The blur method lets you attach a function to the event that will be executed when the event occurs in relation to a given element.  The event (or action) here is loss of focus.  So, when an input field loses focus, a function can be invoked that performs whatever action the application calls for.

$(“input”).blur( function ()  { “do some useful work” });

So when the “input” field loses focus, the blur method causes the attached function to execute – nice and clean and simple.  The blur() method can also trigger the blur event directly, as shown below.

$(“your selector”).blur();

The blur event is triggered for the selected element or elements.
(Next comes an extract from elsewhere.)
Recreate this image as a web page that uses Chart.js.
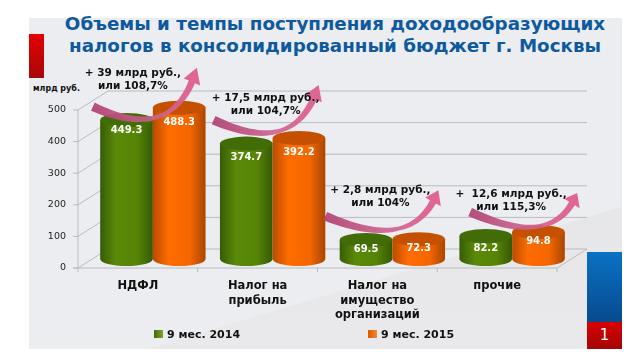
<!DOCTYPE html>
<html>
<head>
<meta charset="utf-8">
<script src="https://cdn.jsdelivr.net/npm/chart.js@4"></script>
<style>
html, body { margin: 0; padding: 0; background: #fff; }
#page { position: relative; width: 640px; height: 363px; overflow: hidden; font-family: "DejaVu Sans"; }
#panel { position: absolute; left: 29px; top: 18px; width: 593px; height: 331px; background: #ecedf0; }
#shade { position: absolute; left: 29px; top: 18px; width: 593px; height: 331px;
  background: linear-gradient(180deg, #e3e4e6, #e9e9eb); clip-path: polygon(100% 57%, 100% 100%, 20% 100%); }
#redbar { position: absolute; left: 29px; top: 34px; width: 15px; height: 44px;
  background: linear-gradient(#e60000, #a80808); }
#bluebar { position: absolute; left: 587px; top: 252px; width: 35px; height: 70px;
  background: linear-gradient(#0a72c4, #074a8e); }
#pagenum { position: absolute; left: 587px; top: 322px; width: 35px; height: 27px;
  background: linear-gradient(#d80000, #a50606); color: #fff; font-size: 15px; text-align: center; line-height: 27px; }
#unit { position: absolute; left: 33px; top: 84px; font-weight: bold; font-size: 8px; color: #111; }
#title { position: absolute; left: 0; top: 13px; width: 670px; text-align: center; color: #0f5a9c;
  font-weight: bold; font-size: 18.3px; line-height: 22px; white-space: nowrap; }
.legend-item { position: absolute; top: 328px; font-weight: bold; font-size: 11px; line-height: 14px; color: #111; white-space: nowrap; }
.legend-item i { display: inline-block; width: 9px; height: 8px; margin-right: 4px; }
canvas { position: absolute; left: 0; top: 0; }
</style>
</head>
<body>
<div id="page">
  <div id="panel"></div>
  <div id="shade"></div>
  <div id="redbar"></div>
  <div id="bluebar"></div>
  <div id="pagenum">1</div>
  <div id="title"></div>
  <div id="unit">млрд руб.</div>
  <canvas id="taxChart" width="640" height="363"></canvas>
  <div class="legend-item" id="legend0" style="left:154px"></div>
  <div class="legend-item" id="legend1" style="left:368px"></div>
</div>
<script>
// Chart data
const categories = ["НДФЛ", ["Налог на", "прибыль"], ["Налог на", "имущество", "организаций"], "прочие"];
const series2014 = [449.3, 374.7, 69.5, 82.2];
const series2015 = [488.3, 392.2, 72.3, 94.8];
const seriesNames = ["9 мес. 2014", "9 мес. 2015"];
const yTicks = [0, 100, 200, 300, 400, 500];
const titleLines = ["Объемы и темпы поступления доходообразующих", "налогов в консолидированный бюджет г. Москвы"];
const calloutTexts = [
    ["+ 39 млрд руб.,", "или 108,7%"],
    ["+ 17,5 млрд руб.,", "или 104,7%"],
    ["+ 2,8 млрд руб.,", "или 104%"],
    ["+  12,6 млрд руб.,", "или 115,3%"]
];

// Look of the fake 3D box
const wallX = 30, wallY = -19;
const barShiftX = 15, barShiftY = -9;
const greenStops = ["#365c06", "#5a8a08", "#568406", "#355a06"];
const orangeStops = ["#b84c00", "#ff6c00", "#f56600", "#a94600"];
const topColors = ["#416c08", "#c45000"];
const swatchColors = ["linear-gradient(90deg,#3f6a06,#7fa52a)", "linear-gradient(90deg,#d85a00,#f08a30)"];

// Where each callout and arrow sits, relative to the group's centre and orange bar top
const calloutOffsets = [[-20, -31], [-7, -37], [-12, -46], [-1, -35]];
const arrowTails = [[-60, 2], [-59, -15], [-67, -20], [-42, -17]];
const arrowHeads = [[44, -37], [46, -50], [46, -46], [65, -36]];
// How far below the bar top the value labels sit
const labelDrops2014 = [13, 17, 12, 15];
const labelDrops2015 = [18, 17, 12, 12];

document.getElementById("title").innerHTML = titleLines.join("<br>");
seriesNames.forEach((name, i) => {
    document.getElementById("legend" + i).innerHTML = `<i style="background:${swatchColors[i]}"></i>${name}`;
});

// Walls and floor go under the bars
const wallsPlugin = {
    id: "walls",
    beforeDatasetsDraw(chart) {
        const { ctx, scales: { x, y } } = chart;
        const left = x.left, right = x.right, bottom = y.getPixelForValue(0);
        ctx.save();
        ctx.lineWidth = 1;
        ctx.strokeStyle = "#b9bbbd";
        yTicks.forEach((t) => {
            const py = y.getPixelForValue(t);
            ctx.beginPath();
            ctx.moveTo(left - 5, py);
            ctx.lineTo(left, py);
            ctx.lineTo(left + wallX, py + wallY);
            if (t > 0) ctx.lineTo(right + wallX, py + wallY);
            ctx.stroke();
        });
        ctx.beginPath();
        ctx.moveTo(left, y.getPixelForValue(500));
        ctx.lineTo(left, bottom + 4);
        ctx.moveTo(left - 5, bottom);
        ctx.lineTo(right, bottom);
        ctx.lineTo(right + wallX, bottom + wallY);
        ctx.lineTo(left + wallX, bottom + wallY);
        categories.forEach((_, i) => {
            const tx = x.getPixelForValue(i) + (x.getPixelForValue(1) - x.getPixelForValue(0)) / 2;
            ctx.moveTo(tx, bottom);
            ctx.lineTo(tx, bottom + 4);
        });
        ctx.stroke();
        ctx.restore();
    },
    // the library's flat rectangles are replaced by the cylinders below
    beforeDatasetDraw() { return false; }
};

function drawCylinder(ctx, bar, stops, topColor) {
    const half = bar.width / 2;
    const cx = bar.x + barShiftX;
    const top = bar.y + barShiftY + 3;
    const base = bar.base + barShiftY;
    const ry = 7;
    const grad = ctx.createLinearGradient(cx - half, 0, cx + half, 0);
    grad.addColorStop(0, stops[0]);
    grad.addColorStop(0.3, stops[1]);
    grad.addColorStop(0.7, stops[2]);
    grad.addColorStop(1, stops[3]);
    ctx.fillStyle = grad;
    ctx.beginPath();
    ctx.moveTo(cx - half, top);
    ctx.lineTo(cx - half, base);
    ctx.ellipse(cx, base, half, ry, 0, Math.PI, 0, true);
    ctx.lineTo(cx + half, top);
    ctx.closePath();
    ctx.fill();
    ctx.fillStyle = topColor;
    ctx.beginPath();
    ctx.ellipse(cx, top, half, ry, 0, 0, Math.PI * 2);
    ctx.fill();
}

// Curved ribbon: wide cut tail, thin in the middle, triangle head at the end
function drawArrow(ctx, tx, ty, hx, hy) {
    const cx = tx + (hx - tx) * 0.79, cy = ty + 38;
    const upper = [], lower = [];
    const steps = 30;
    const stop = 0.9;
    for (let i = 0; i <= steps; i++) {
        const t = (i / steps) * stop, u = 1 - t;
        const px = u * u * tx + 2 * u * t * cx + t * t * hx;
        const py = u * u * ty + 2 * u * t * cy + t * t * hy;
        const dx = 2 * u * (cx - tx) + 2 * t * (hx - cx);
        const dy = 2 * u * (cy - ty) + 2 * t * (hy - cy);
        const len = Math.hypot(dx, dy);
        const w = t < 0.5 ? 4.5 - t * 5 : 2 + (t - 0.5) * 3.5;
        upper.push([px + (dy / len) * w, py - (dx / len) * w]);
        lower.push([px - (dy / len) * w, py + (dx / len) * w]);
    }
    const end = upper.length - 1;
    const mx = (upper[end][0] + lower[end][0]) / 2, my = (upper[end][1] + lower[end][1]) / 2;
    const nx = (upper[end][0] - lower[end][0]) / Math.hypot(upper[end][0] - lower[end][0], upper[end][1] - lower[end][1]);
    const ny = (upper[end][1] - lower[end][1]) / Math.hypot(upper[end][0] - lower[end][0], upper[end][1] - lower[end][1]);
    const grad = ctx.createLinearGradient(tx, ty, hx, hy);
    grad.addColorStop(0, "rgba(178, 70, 118, 0.95)");
    grad.addColorStop(0.5, "rgba(205, 98, 142, 0.9)");
    grad.addColorStop(1, "rgba(226, 92, 140, 0.95)");
    ctx.fillStyle = grad;
    ctx.beginPath();
    ctx.moveTo(upper[0][0], upper[0][1]);
    upper.forEach((p) => ctx.lineTo(p[0], p[1]));
    ctx.lineTo(mx + nx * 9, my + ny * 9);
    ctx.lineTo(hx, hy);
    ctx.lineTo(mx - nx * 9, my - ny * 9);
    lower.reverse().forEach((p) => ctx.lineTo(p[0], p[1]));
    ctx.closePath();
    ctx.fill();
}

// Cylinders, value labels, arrows and callouts
const cylindersPlugin = {
    id: "cylinders",
    afterDatasetsDraw(chart) {
        const { ctx } = chart;
        const green = chart.getDatasetMeta(0).data;
        const orange = chart.getDatasetMeta(1).data;
        ctx.save();
        green.forEach((bar, i) => {
            drawCylinder(ctx, bar, greenStops, topColors[0]);
            drawCylinder(ctx, orange[i], orangeStops, topColors[1]);
        });
        ctx.font = "bold 10px 'DejaVu Sans'";
        ctx.textAlign = "center";
        ctx.textBaseline = "middle";
        ctx.fillStyle = "#fff";
        green.forEach((bar, i) => {
            ctx.fillText(series2014[i].toFixed(1), bar.x + barShiftX, bar.y + barShiftY + labelDrops2014[i]);
            ctx.fillText(series2015[i].toFixed(1), orange[i].x + barShiftX, orange[i].y + barShiftY + labelDrops2015[i]);
        });
        ctx.font = "bold 10.5px 'DejaVu Sans'";
        green.forEach((bar, i) => {
            const o = orange[i];
            const cx = (bar.x + o.x) / 2 + barShiftX;
            const top = o.y + barShiftY;
            drawArrow(ctx, cx + arrowTails[i][0], top + arrowTails[i][1], cx + arrowHeads[i][0], top + arrowHeads[i][1]);
            ctx.fillStyle = "#111";
            calloutTexts[i].forEach((line, k) => {
                ctx.fillText(line, cx + calloutOffsets[i][0], top + calloutOffsets[i][1] + k * 13);
            });
        });
        ctx.restore();
    }
};

const taxChart = new Chart(document.getElementById("taxChart").getContext("2d"), {
    type: "bar",
    data: {
        labels: categories,
        datasets: [
            { label: seriesNames[0], data: series2014, backgroundColor: "#5a8a08" },
            { label: seriesNames[1], data: series2015, backgroundColor: "#ff6c00" }
        ]
    },
    plugins: [wallsPlugin, cylindersPlugin],
    options: {
        responsive: false,
        animation: false,
        layout: { padding: { left: 48, right: 83, top: 110, bottom: 32 } },
        datasets: { bar: { barPercentage: 1, categoryPercentage: 0.88 } },
        scales: {
            x: {
                afterFit(axis) { axis.height = 63; },
                grid: { display: false },
                border: { display: false },
                ticks: { color: "#111", font: { family: "DejaVu Sans", weight: "bold", size: 11.5, lineHeight: 1.27 }, maxRotation: 0, padding: 3, autoSkip: false }
            },
            y: {
                min: 0,
                max: 500,
                afterFit(axis) { axis.width = 30; },
                afterBuildTicks(axis) { axis.ticks = yTicks.map((v) => ({ value: v })); },
                grid: { display: false },
                border: { display: false },
                ticks: { color: "#222", font: { family: "DejaVu Sans", size: 9.5 }, padding: 4 }
            }
        },
        plugins: {
            legend: { display: false },
            tooltip: { enabled: false }
        }
    }
});
</script>
</body>
</html>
Return Focus Using the Focus() Method

Focus(), the focus method, does for the focus event what blur() does for the blur event.  Focus() lets you attach a function to the focus event that will be run when the event occurs.  The focus event is triggered when an element gains focus.  That can happen from a mouse click or by navigating to the element by tabbing.  The signatures for the focus() method look just like those of the blur() method.  See below.

$(“input”).focus( function ()  { “do some focus-related useful work” });

The focus() method can trigger the focus event directly on an element as shown here:

$(“input”).focus();

 

jQuery has a related and slightly more powerful method called focusout().  As you may have guessed, the focusout() method can be invoked when the focusout event occurs on a given element.  The focusout event occurs when an element loses focus. Sounds just like blur()?  Well, it is except that the focusout() method triggers if the element or any of its child elements loses focus (learn more about DOM here).  So focusout() could be used to control a whole DIV, for example, by changing (via its attached function) some visual part of the div when any element in the DIV loses focus.  For example:

$(“DIV”).focusout( function ()  { $(this).css(”change the background color” });

The focusout() method can also trigger the focusout event directly on an element as shown here:

$(“input”).focusout();

Where would focusout() be without a focusin()?  It wouldn’t be right.  So, sure enough you have a focusin() method whose definition might be evident to you if you’ve read this far.  The focusin() method is triggered by the focusin event, which occurs whenever an element (or any element inside it) gets focus.  An element gets focus, once again, either by a mouse click or a tab-induced navigation to the element.   You can imagine a usage for focusin() very similar to the focusout() example just above.  So you can effect an entire DIV based on any element inside it getting focus.  Note that the focusin() signature is not supported, meaning that a function name is required when invoking the focusin() method.

The event methods mentioned so far are obviously not the only ones worth knowing about.  In fact, let’s look at a few more of them while we’re on the subject.

Change(), the change method, functions just like the event methods we already looked at.  A change event occurs whenever the value of an element is changed (form fields only).  The change event triggers the change() method which can specify a function to be performed.  The change() invoked with no function triggers the change event directly on the selected element.

Click(), the click method, functions the same way by either attaching a function to run when the event occurs on the element in question, or by triggering the event trigger when the method is invoked with no parameter like this: click().

The hover() method supports two functions to run when the mouse pointer hovers over the element in question.  The first function is run on the “mouseenter” event which occurs when the pointer enters the element.  The second function is run when the mouse leaves the element.   The method signature looks like this:

$(“selector”).hover(inFunction, outfunction)

You can see how easy it is to change the appearance of an element by hovering over it.

As you peruse the list of jQuery event methods, you’ll notice that there are a number of properties listed and described there too.  Don’t ignore them! Take a look and you’ll see there is valuable and critical information for the taking here.  For example, the “event.which” property returns which keyboard key was pressed for the event in question.  So you can access the property in the context of the keydown event being handled by the keydown () method.  As follows:

$(“input”).keydown(function(event) {$(“div”.html(“Key: + event.which);});

As you spend more time with jQuery you start to see the consistency and ease of use come shining through.  Use the power to make better pages!